---- Entries provided
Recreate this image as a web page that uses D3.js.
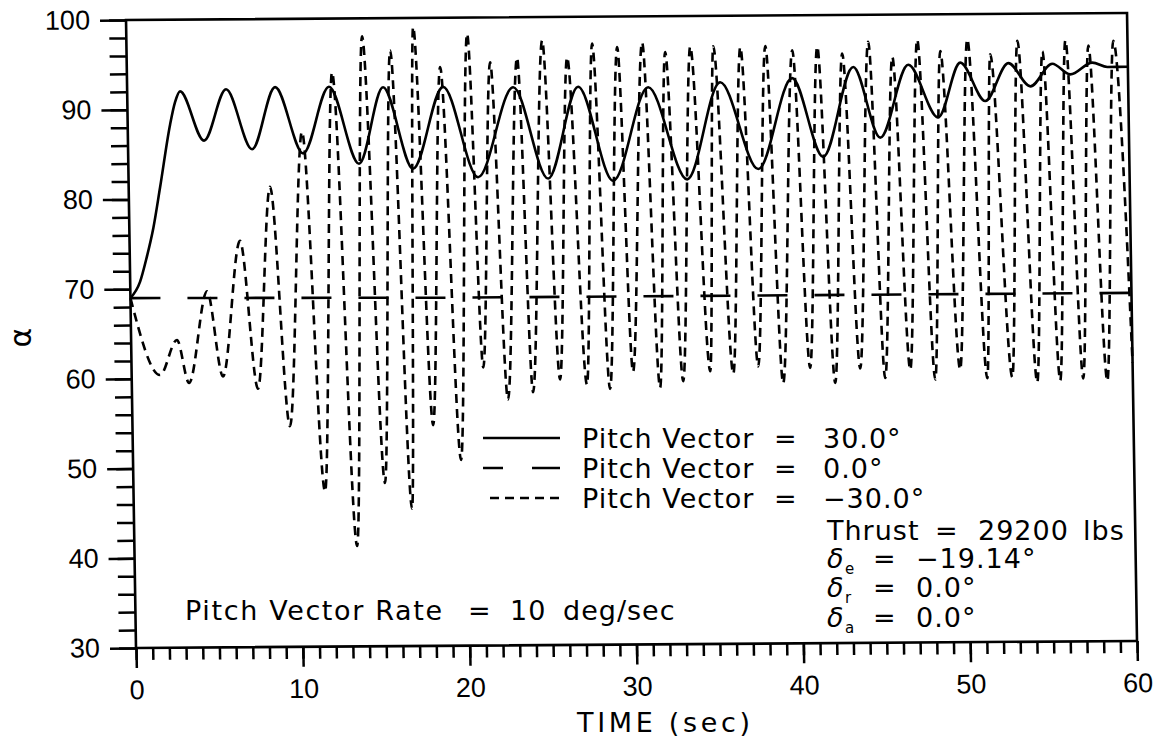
<!DOCTYPE html>
<html lang="en">
<head>
  <meta charset="UTF-8">
  <title>Alpha vs time</title>
  <style>
    body { margin: 0; background: #fff; }
    svg { display: block; background: #fff; }
    .lbl { font-family: "DejaVu Sans", sans-serif; font-size: 27px; letter-spacing: 1px; fill: #000; }
    .sub { font-family: "DejaVu Sans", sans-serif; font-size: 15px; fill: #000; }
  </style>
  <script src="https://d3js.org/d3.v7.min.js"></script>
</head>
<body>
  <svg width="1165" height="750"></svg>
  <script>
    // tick values
    const timeTicks = [0, 10, 20, 30, 40, 50, 60];
    const alphaTicks = [30, 40, 50, 60, 70, 80, 90, 100];

    // Pitch Vector = 30.0 deg  [time, alpha]
    const pitchPos30 = [
      [0, 69.0], [0.59, 70.8], [1.01, 73.5], [1.44, 76.8], [1.88, 81.3], [2.54, 88.3], [2.86, 90.8],
      [3.17, 92.0], [4.56, 86.5], [5.93, 92.2], [7.43, 85.5], [8.87, 92.4], [10.49, 85.0],
      [12.10, 92.4], [13.83, 83.8], [15.34, 92.3], [17.06, 83.2], [18.94, 92.3], [20.95, 82.2],
      [23.14, 92.2], [25.15, 82.0], [27.03, 92.2], [29.04, 81.7], [31.23, 92.1], [33.48, 81.8],
      [35.55, 92.6], [37.75, 82.9], [39.87, 93.0], [41.65, 84.2], [43.54, 94.2], [45.09, 86.3],
      [46.84, 94.4], [48.58, 88.5], [49.96, 94.6], [51.42, 90.3], [52.84, 94.5], [54.14, 91.9],
      [55.47, 94.4], [56.54, 93.2], [57.87, 94.5], [58.77, 94.0], [60, 94.0]
    ];

    // Pitch Vector = 0.0 deg
    const pitchZero = [
      [0, 69.0], [10, 68.9], [20, 68.8], [40, 68.8], [60, 68.8]
    ];

    // Pitch Vector = -30.0 deg
    const pitchNeg30 = [
      [0, 69.0], [1.70, 60.4], [2.75, 64.3], [3.43, 59.5], [4.60, 69.7], [5.47, 60.2], [6.62, 75.3],
      [7.56, 58.8], [8.47, 81.3], [9.44, 54.6], [10.44, 87.4], [11.48, 47.3], [12.30, 94.0],
      [13.35, 41.2], [14.13, 98.0], [15.08, 48.2], [15.80, 96.4], [16.68, 45.3], [17.20, 99.0],
      [18.02, 54.6], [18.78, 94.5], [19.66, 50.7], [20.43, 98.2], [21.08, 61.0], [21.78, 95.0],
      [22.53, 57.4], [23.40, 95.5], [24.04, 58.2], [24.92, 97.4], [25.67, 59.6], [26.40, 95.5],
      [27.28, 59.0], [27.91, 97.0], [28.66, 58.5], [29.41, 96.6], [30.05, 60.4], [30.91, 97.1],
      [31.66, 58.6], [32.28, 96.0], [33.05, 59.3], [33.79, 96.6], [34.68, 60.4], [35.17, 96.6],
      [36.06, 60.1], [36.79, 96.5], [37.56, 60.9], [38.29, 96.6], [39.04, 59.0], [39.90, 96.1],
      [40.67, 60.7], [41.40, 96.5], [42.16, 59.0], [42.89, 95.7], [43.67, 60.6], [44.46, 97.0],
      [45.16, 59.5], [45.89, 95.3], [46.67, 60.4], [47.40, 97.2], [48.16, 59.3], [48.77, 95.9],
      [49.66, 60.4], [50.40, 97.2], [51.28, 59.4], [51.76, 95.5], [52.78, 59.5], [53.40, 97.0],
      [54.27, 58.9], [54.89, 95.8], [55.65, 59.1], [56.28, 97.0], [57.03, 59.3], [57.65, 96.4],
      [58.47, 59.0], [59.15, 96.9], [60, 61.0]
    ];

    const svg = d3.select("svg");

    const x = d3.scaleLinear().domain([0, 60]).range([136, 1137]);
    const y = d3.scaleLinear().domain([30, 100]).range([648, 20]);

    // the scanned original is slightly sheared / rotated
    const g = svg.append("g")
      .attr("transform", "matrix(1,-0.007,0.0159,1,-10.3,0.95)");

    const line = d3.line()
      .x(d => x(d[0]))
      .y(d => y(d[1]))
      .curve(d3.curveMonotoneX);

    g.append("path").datum(pitchNeg30)
      .attr("d", line).attr("fill", "none").attr("stroke", "#000")
      .attr("stroke-width", 2.6).attr("stroke-dasharray", "9,6");

    g.append("path").datum(pitchZero)
      .attr("d", line).attr("fill", "none").attr("stroke", "#000")
      .attr("stroke-width", 2.6).attr("stroke-dasharray", "30,27");

    g.append("path").datum(pitchPos30)
      .attr("d", line).attr("fill", "none").attr("stroke", "#000")
      .attr("stroke-width", 2.6);

    // minor ticks
    g.append("g")
      .attr("transform", `translate(${x(0)},0)`)
      .call(d3.axisLeft(y).tickValues(d3.range(30, 101, 2)).tickSize(17).tickFormat(""))
      .call(a => a.select(".domain").remove());
    g.append("g")
      .attr("transform", `translate(0,${y(30)})`)
      .call(d3.axisBottom(x).tickValues(d3.range(0, 61, 1)).tickSize(12).tickFormat(""))
      .call(a => a.select(".domain").remove());

    // major ticks with labels
    const yAxis = g.append("g")
      .attr("transform", `translate(${x(0)},0)`)
      .call(d3.axisLeft(y).tickValues(alphaTicks).tickSize(26).tickPadding(10))
      .call(a => a.select(".domain").remove());
    const xAxis = g.append("g")
      .attr("transform", `translate(0,${y(30)})`)
      .call(d3.axisBottom(x).tickValues(timeTicks).tickSize(20).tickPadding(12))
      .call(a => a.select(".domain").remove());

    g.selectAll(".tick line").attr("stroke", "#000").attr("stroke-width", 2.5);
    [xAxis, yAxis].forEach(a => a.selectAll("text")
      .attr("fill", "#000")
      .style("font-family", "'Liberation Sans', Arial, sans-serif")
      .style("font-size", "27px"));

    // frame
    g.append("rect")
      .attr("x", x(0)).attr("y", y(100))
      .attr("width", x(60) - x(0)).attr("height", y(30) - y(100))
      .attr("fill", "none").attr("stroke", "#000").attr("stroke-width", 2.6);

    // axis titles
    svg.append("text").attr("class", "lbl")
      .attr("x", 664).attr("y", 732).attr("text-anchor", "middle")
      .attr("textLength", 174).attr("lengthAdjust", "spacing")
      .text("TIME (sec)");
    svg.append("text").attr("class", "lbl")
      .attr("transform", "translate(31,337) rotate(-90)")
      .attr("text-anchor", "middle")
      .style("font-size", "30px")
      .text("α");

    // legend
    const legend = [
      { dash: null, value: "30.0°" },
      { dash: "20,29,30", value: "0.0°" },
      { dash: "9,6", value: "−30.0°" }
    ];
    legend.forEach((d, i) => {
      const ly = 438 + i * 30;
      svg.append("line")
        .attr("x1", i === 2 ? 490 : 483).attr("x2", 560)
        .attr("y1", ly).attr("y2", ly)
        .attr("stroke", "#000").attr("stroke-width", 2.6)
        .attr("stroke-dasharray", d.dash);
      svg.append("text").attr("class", "lbl").attr("x", 582).attr("y", ly + 10).text("Pitch Vector");
      svg.append("text").attr("class", "lbl").attr("x", 774).attr("y", ly + 10).text("=");
      svg.append("text").attr("class", "lbl").attr("x", 823).attr("y", ly + 10).text(d.value);
    });

    // run conditions
    svg.append("text").attr("class", "lbl").attr("x", 827).attr("y", 540).text("Thrust");
    svg.append("text").attr("class", "lbl").attr("x", 935).attr("y", 540).text("=");
    svg.append("text").attr("class", "lbl").attr("x", 978).attr("y", 540).text("29200");
    svg.append("text").attr("class", "lbl").attr("x", 1083).attr("y", 540).text("lbs");

    const deflections = [
      { sub: "e", value: "−19.14°", yb: 568 },
      { sub: "r", value: "0.0°", yb: 597 },
      { sub: "a", value: "0.0°", yb: 627 }
    ];
    deflections.forEach(d => {
      svg.append("text").attr("class", "lbl").attr("x", 827).attr("y", d.yb)
        .style("font-style", "italic").text("δ");
      svg.append("text").attr("class", "sub").attr("x", 845).attr("y", d.yb + 6).text(d.sub);
      svg.append("text").attr("class", "lbl").attr("x", 873).attr("y", d.yb).text("=");
      svg.append("text").attr("class", "lbl").attr("x", 916).attr("y", d.yb).text(d.value);
    });

    svg.append("text").attr("class", "lbl").attr("x", 185).attr("y", 620)
      .attr("textLength", 258).attr("lengthAdjust", "spacing").text("Pitch Vector Rate");
    svg.append("text").attr("class", "lbl").attr("x", 468).attr("y", 620).text("=");
    svg.append("text").attr("class", "lbl").attr("x", 510).attr("y", 620).text("10");
    svg.append("text").attr("class", "lbl").attr("x", 563).attr("y", 620).text("deg/sec");
  </script>
</body>
</html>
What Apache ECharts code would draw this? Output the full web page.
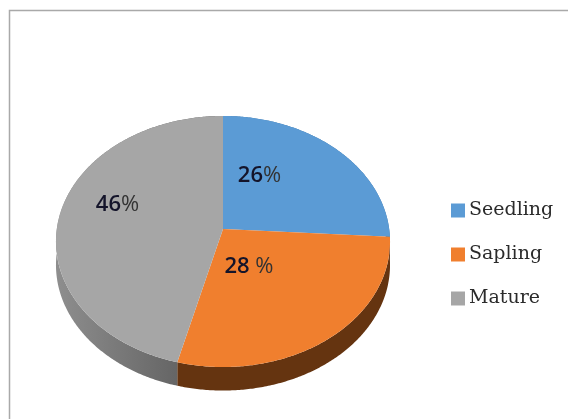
--------
Task objective: Count how many lines of the listing above include "this" and report that number alone.

Written solution: 2